8.1 The 'fabrication' (Goffman 1963: 83) of dominant representations of 'the poor' in the media fulfils a dual role in relation to the types of 'responsibilising' welfare reforms prevalent in Britain as well as Germany. They address the working majority of society, whom they position as the 'decent taxpayer' while benefits recipients are discredited as the moral other. The basis for this divide can be found in the neoliberal discourse which fosters a notion of unconditional self-responsibility as a standard of moral judgment (Haylett 2001). This makes it difficult for those currently in employment to sympathise with the unemployed, and legitimates reduced social protection and disciplinary measures. At the same time, as our findings demonstrate, negative cultural representations are (made) highly salient to the self-images of welfare recipients. Receiving 'Hartz IV' is not simply associated with material poverty, but also, centrally, a form of status poverty: a moral classification experienced as a challenge to individual dignity. In attempting to distance themselves from the 'typical Hartz IV recipient', a figure that seems to take shape only within the media, 'Hartz IV' recipients contribute to reproducing the 'symbolic violence' (Bourdieu 2001) they are subjected to. Identity politics directed against individuals thus displaces structural politics directed at imbalanced economic and political power relations. Media representations of the poor are part of this power game, deeply politicised while preventing a debate on societal and economic causes of poverty and thus the politicisation of poverty itself. Their effect is to undermine solidarity between the working and non-working population, as well as among benefits recipients. 'Benefits Street', it seems, is neither an exclusively British phenomenon, nor is it mere entertainment.
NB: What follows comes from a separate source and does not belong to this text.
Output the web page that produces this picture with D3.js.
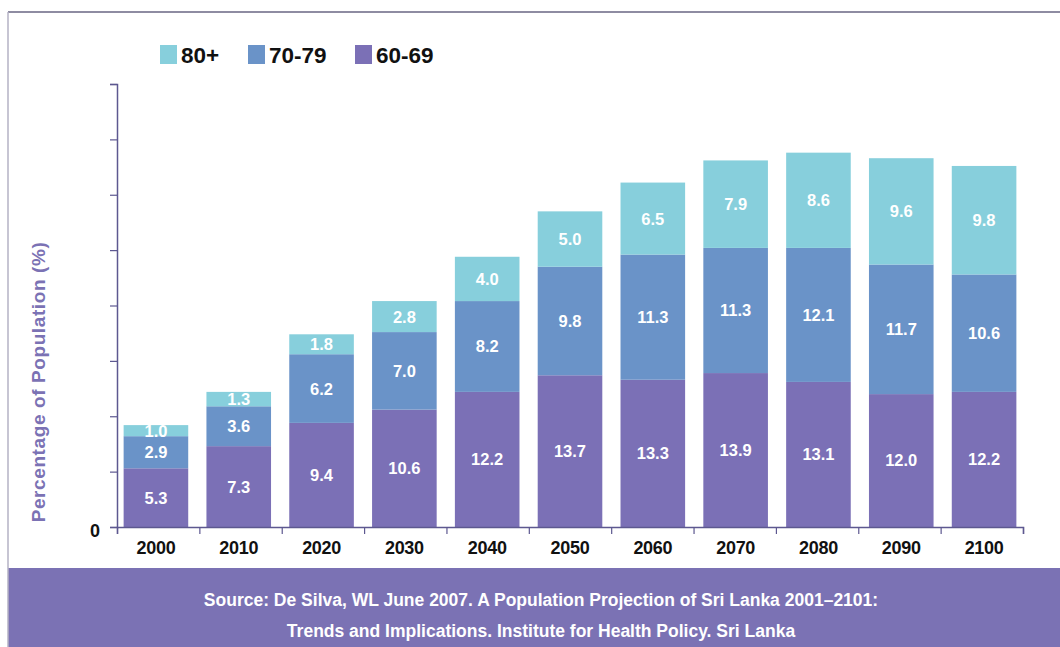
<!DOCTYPE html>
<html>
<head>
<meta charset="utf-8">
<script src="https://cdn.jsdelivr.net/npm/d3@7"></script>
<style>
  html, body { margin: 0; padding: 0; background: #ffffff; }
  svg { display: block; font-family: "Liberation Sans", Arial, sans-serif; }
</style>
</head>
<body>
<svg id="chart" width="1060" height="647"></svg>
<script>
// Population aged 60+ in Sri Lanka, by age group (% of total population)
const years = ["2000", "2010", "2020", "2030", "2040", "2050", "2060", "2070", "2080", "2090", "2100"];
const age60to69 = [5.3, 7.3, 9.4, 10.6, 12.2, 13.7, 13.3, 13.9, 13.1, 12.0, 12.2];
const age70to79 = [2.9, 3.6, 6.2, 7.0, 8.2, 9.8, 11.3, 11.3, 12.1, 11.7, 10.6];
const age80plus = [1.0, 1.3, 1.8, 2.8, 4.0, 5.0, 6.5, 7.9, 8.6, 9.6, 9.8];
const seriesKeys = ["60-69", "70-79", "80+"];
const legendOrder = ["80+", "70-79", "60-69"];
const yTicks = [0, 5, 10, 15, 20, 25, 30, 35, 40];
const sourceLines = [
  "Source: De Silva, WL June 2007. A Population Projection of Sri Lanka 2001\u20132101:",
  "Trends and Implications. Institute for Health Policy. Sri Lanka"
];

const colors = { "60-69": "#7b70b6", "70-79": "#6a93c8", "80+": "#87cfdc" };
const accent = "#7b72b4";
const axisColor = "#5d5890";

const rows = years.map((y, i) => ({
  year: y, "60-69": age60to69[i], "70-79": age70to79[i], "80+": age80plus[i]
}));

const svg = d3.select("#chart");
const W = 1060, H = 647;
const plot = { left: 117, right: 1023, top: 84, bottom: 527 };

// Frame and footer band
svg.append("rect").attr("x", 8).attr("y", 568).attr("width", W - 8).attr("height", H - 568).attr("fill", accent);
svg.append("line").attr("x1", 8).attr("x2", W).attr("y1", 12).attr("y2", 12)
  .attr("stroke", "#8e8ca2").attr("stroke-width", 2);
svg.append("line").attr("x1", 8).attr("x2", 8).attr("y1", 12).attr("y2", H)
  .attr("stroke", "#b4b2c4").attr("stroke-width", 1.5);

// Scales
const x = d3.scaleBand().domain(years).range([plot.left, plot.right])
  .paddingInner(0.22).paddingOuter(0.08);
const edges = d3.scaleLinear().domain([0, years.length]).range([plot.left, plot.right]);
const y = d3.scaleLinear().domain([0, 40]).range([plot.bottom, plot.top]);

// Stacked bars
const stacked = d3.stack().keys(seriesKeys)(rows);
const layers = svg.append("g").selectAll("g").data(stacked).join("g")
  .attr("fill", d => colors[d.key]);
layers.selectAll("rect").data(d => d).join("rect")
  .attr("x", d => x(d.data.year))
  .attr("width", x.bandwidth())
  .attr("y", d => y(d[1]))
  .attr("height", d => y(d[0]) - y(d[1]));

// Value labels centred in each segment
const labels = svg.append("g");
stacked.forEach(layer => {
  labels.selectAll(null).data(layer).join("text")
    .attr("x", d => x(d.data.year) + x.bandwidth() / 2)
    .attr("y", d => (y(d[0]) + y(d[1])) / 2)
    .attr("dy", "0.36em")
    .attr("text-anchor", "middle")
    .attr("fill", "#ffffff")
    .attr("font-weight", "bold")
    .attr("font-size", 16.5)
    .text(d => d3.format(".1f")(d.data[layer.key]));
});

// Y axis: ticks every 5, only zero labelled
const yAxis = svg.append("g").attr("transform", `translate(${plot.left},0)`)
  .call(d3.axisLeft(y).tickValues(yTicks).tickSize(7).tickPadding(10)
    .tickFormat(d => d === 0 ? "0" : ""));
yAxis.select(".domain").attr("stroke", axisColor).attr("stroke-width", 1.5);
yAxis.selectAll(".tick line").attr("stroke", axisColor).attr("stroke-width", 1.2);
yAxis.selectAll(".tick text").attr("font-size", 18).attr("font-weight", "bold")
  .attr("fill", "#111").attr("dy", "0.55em");

// X axis: separator ticks between categories, year labels under bars
const xEdge = svg.append("g").attr("transform", `translate(0,${plot.bottom})`)
  .call(d3.axisBottom(edges).ticks(years.length).tickSize(7).tickFormat(""));
xEdge.select(".domain").attr("stroke", axisColor).attr("stroke-width", 1.5);
xEdge.selectAll(".tick line").attr("stroke", axisColor).attr("stroke-width", 1.2);

const xLab = svg.append("g").attr("transform", `translate(0,${plot.bottom})`)
  .call(d3.axisBottom(x).tickSize(0).tickPadding(14));
xLab.select(".domain").remove();
xLab.selectAll(".tick text").attr("font-size", 18).attr("font-weight", "bold")
  .attr("fill", "#111").attr("letter-spacing", "-0.3");

// Y axis title
svg.append("text")
  .attr("transform", "translate(45,382) rotate(-90)")
  .attr("text-anchor", "middle")
  .attr("fill", accent)
  .attr("font-weight", "bold")
  .attr("font-size", 19)
  .attr("letter-spacing", "0.6")
  .text("Percentage of Population (%)");

// Legend
const legend = svg.append("g").attr("transform", "translate(160,45)");
const legendX = [0, 88, 195];
legendOrder.forEach((k, i) => {
  const g = legend.append("g").attr("transform", `translate(${legendX[i]},0)`);
  g.append("rect").attr("width", 17).attr("height", 19).attr("fill", colors[k]);
  g.append("text").attr("x", 21).attr("y", 18)
    .attr("font-size", 22.5).attr("font-weight", "bold").attr("fill", "#111")
    .text(k);
});

// Source note in footer
svg.append("g").selectAll("text").data(sourceLines).join("text")
  .attr("x", 541)
  .attr("y", (d, i) => 606 + i * 31)
  .attr("text-anchor", "middle")
  .attr("fill", "#ffffff")
  .attr("font-weight", "bold")
  .attr("font-size", 17.5)
  .text(d => d);
</script>
</body>
</html>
1The reforms are named after Volkswagen executive Peter Hartz, who chaired the Committee that submitted the underlying recommendations to the government.
2The new prominence of this category reflects a convergence of the German discourse with the moralist, cultural perspective on poverty of parts of the Anglo-American discourse (Murray 1990, Mead 1986).
3It would be highly desirable to explore the parallels between (pseudo-)reality television (Skeggs 2009) and the 'Hartz IV' system as settings requiring such efforts in greater detail.
4This research is part of the mandatory research on the German Social Code II (§ 55 SGB II) and is funded by the German Federal Ministry of Labour and Social Affairs. Until 2012, the IAB collaborated on the panel with the Hamburg Institute for Social Research and the Institute of Social Research Munich.
5This is a reference to the so-called 'working opportunities' (Arbeitsgelegenheiten) or 'One-Euro Jobs', which do not constitute a regular employment relationship, but are a measure as part of the benefits systems. They can be imposed on recipients in order to maintain and improve employability, with participants receiving an allowance of between one and two Euros an hour. Hence a simple refusal to work under those conditions is arguably not possible. The benefits for labour market integration of such 'opportunities' are questionable (Hohmeyer & Wolff 2012).
6 We are aware of the racist connotations of the phrase; however, in this context the implications appear unintended. More generally, the media image of the 'typical' German welfare recipient is not racialised in the same way as in the United States (Gilens 1999).
7The motif of (belonging to) the 'middle' is central to the self-representations of benefits recipients. The middle, in the German everyday discourse, is to be understood as a location in a normative as much as in a socio-economic order; it should not be read as 'middle class' in the British sense.